Making Kaizen Work in Relationships
Kaizen is the Japanese concept of incremental improvement that means making small daily changes that add up over time to represent huge differences in life. It can be applied to weight loss, exercise, productivity, and finance, but what about relationships? How can we apply this concept to one of the things that matter most in life?
Patterns
One piece of advice that any new heed is this: be wary of the patterns and habits you fall into. What many people don’t realize, is that relationships – like people – are very much habitual. The habits you set down early on in terms of the balance of power, or the roles each of you take on at particular times, can have a lasting effect on your relationship. You should make sure that anything you do is something you’re happy to continually do.
For example, if you pick your partner up from work on the way home once, this is very likely to become a habit. If your partner goes into another room one evening to work rather than watch TV with you, this is very likely to become a habit. The problem is breaking patterns and habits that you aren’t happy with. The answer? Kaizen. Small steps add up to a big difference.

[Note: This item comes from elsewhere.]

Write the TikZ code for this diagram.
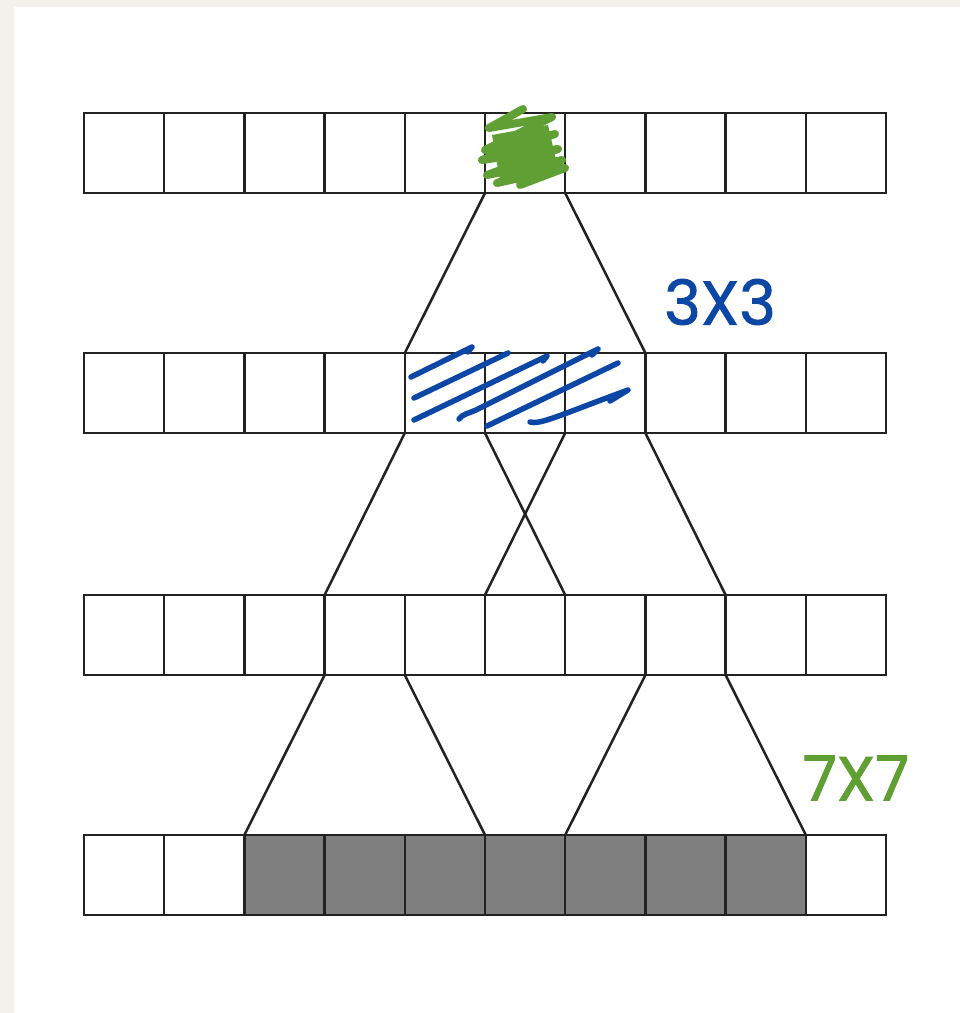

These habits can be broken just as they can be learned, but you need to start with a small step. For example, you might one night explain that you need to come home a little later, or that you’re very tired, and that you won’t be able to pick your partner up that night. Wait a week and do the same thing again. Then do two nights in a row. Before long, a new habit can be set.
Diagnostics
Another way to apply kaizen to relationships is in a diagnostic sense of continual improvement. In other words, you can look at your current relationship and identify key areas where things could be improved. Then find small ways to do that. This doesn’t need to mean pointing the finger at someone! It could mean deciding you both want to spend more time together and therefore finding small opportunities to do that. Likewise, it could mean deciding to do more interesting things, and so maybe making a small change – like banning television just one night of the week.
So, when it comes to relationships, kaizen is key. Making small, incremental changes can help you and your partner create a lasting, happy relationship that can weather any storm.